Insurance Calls and Data Leads – Managing Expectations: The Biggest Challenge Facing the Insurance Leads Industry

By Michael OreficeJanuary 13, 2016

by Michael Orefice.

Insurance lead gen industry has gone through some ups and downs in the past 10 years, facing challenges around quality and fraud issues. As a result, there is a fair amount of stigma coming from insurance companies and insurance lead buyers who are quick to label the entire industry as a failure. Those who have given up on this marketplace are missing out on incredible opportunity to tap into a high converting source of customer acquisition when structured properly.

Insurance lead buyers that have figured out the right processes consider insurance leads and calls to be the most efficient performance based marketing program available to successfully grow their customer base in a cost-effective manner. They believe that internet leads are the main factor contributing to the success of their inbound marketing efforts. At the same time, on the opposite end of the spectrum, you have insurance providers who don’t share the same sentiment about internet insurance leads since they haven’t been able to make them work for their business. They believe, based on their experience, that leads are a waste of money and that it’s the worst possible marketing tactic they can use to generate new business. There is a vast divergence between those that make leads work and those that have given up on this source of marketing. The biggest challenge facing the insurance lead generation industry is how to close that gap, so that more marketers see leads as a successful marketing tool.

In many cases, insurers and their marketers come to these opinions from their personal experience, from information they received, or from feedback they received from others in the insurance industry. Efforts must be undertaken by insurance lead companies to minimize these negative opinions and/or experiences as they hurt the industry as a whole. Managing expectations and improving lead quality and utilization is the best ways to improve the opinions and perceptions of insurers of the insurance industry as a whole. Below are five of the expectations that many insurers lead buyers hold.

1.      Order taking versus sales opportunity. Many insurers purchase leads with the expectation that all they have to do is “fill the order or request” for insurance. Due to this, many insurers will often have their lowest skilled salespeople or teams work on these leads, rather than their best. They believe that the low performers need help, so they buy them leads, ignoring their ability to close the sale. When the best agents or insurance closers work leads, insurers get the best results. Sales training and setting up proper expectation of realistic conversion rates have to be taken into consideration. 

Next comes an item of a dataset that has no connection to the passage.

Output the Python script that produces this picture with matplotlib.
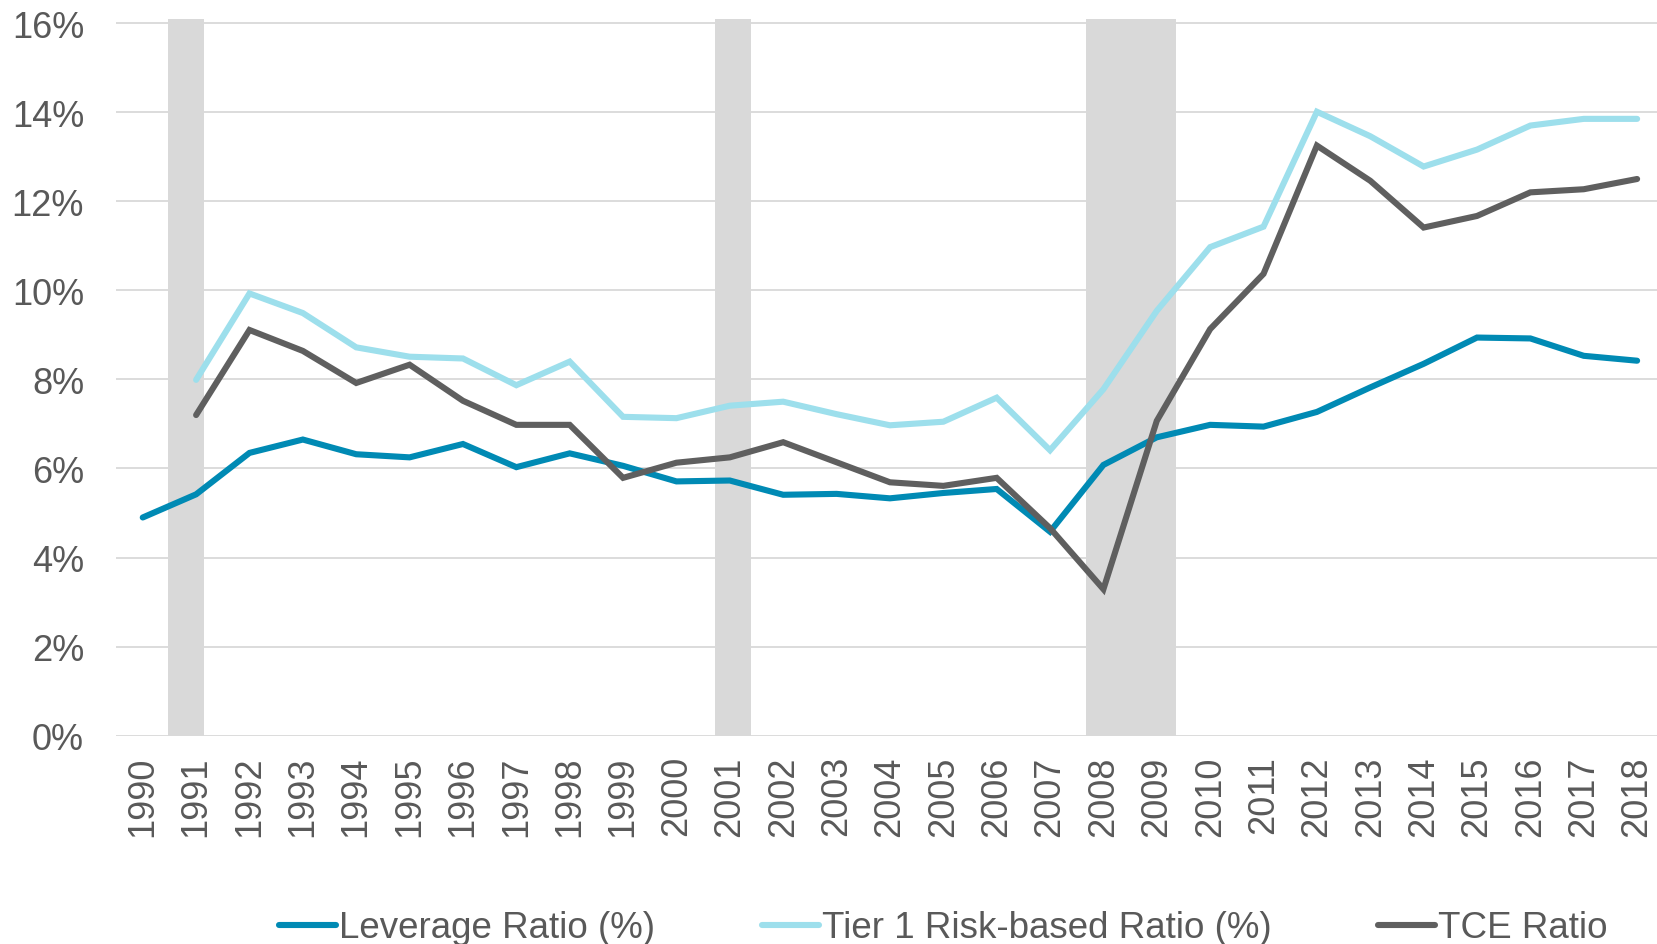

2.      Quick to give up on the opportunities. Very often, lead buyers are too quick to give up on the lead if they can’t close it immediately. Just because an insurer purchases a lead, it doesn’t mean that the consumer hasn’t already talked with another insurer or that at the end of the initial contact, they won’t be talking with another carrier. Just because a lead is purchased doesn’t mean that they have “purchased the business” with 100% certainty. Recent studies suggest that only 5% of leads will convert right away, the other 95% will need time to mature and will require additional follow-up attempts to help with conversions. A lead is an opportunity to make a sale, not ‘the sale’.

3.      An insurance lead is going to be reached on the first call, will buy on first contact, and will require no follow-up. Many insurers that buy leads assume that the person looking for a quote will have all the necessary information for the quote at their finger tips and that they won’t be in a rush. Insurers should expect that they may need to call several times to reach a lead and may need to follow-up with the lead to write the policy or close the deal. They may even need to follow-up two or three times before they get the consumer back on the phone and write the policy. Calling leads up to 6 times will increase contact rates by as much as 180%.

4.      Insurance leads work like a water faucet: Turn on and off, on demand; there is an unlimited supply of leads. Insurance leads are a finite resource that have associated costs. Insurers need to understand this as they purchase and work these leads. Every call and lead must be worked aggressively and smartly to quote and close the sale. Insurance lead companies must spend marketing dollars to generate the traffic and it takes time to meet the lead demand. Insurers should work with lead companies when their schedule or needs change. 

5.      Insurance leads will perfectly meet the requested lead/call criteria 100% of the time.  Insurance lead companies are unable to perfectly guarantee the criteria of every lead; they can only guarantee that the prospect wants a quote. Sometimes consumers will not provide complete information, they may be less than truthful or they may change their mind about wanting a quote. It is important that buyers of insurance leads understand that high intent is the biggest driver of conversions.

For the continued success of the insurance lead industry, everyone involved should seek opportunities to educate and train insurance marketers and insurers on how the industry works and the best success strategies in using leads. Lead companies must make certain that their industry sales people are not over promising and under delivering. They must understand that insurers who have a “bad” experience are not good for the industry. Setting proper expectations with insurers, providing training, and working with insurers, not initially successful, will lead to long term lasting success for the entire industry.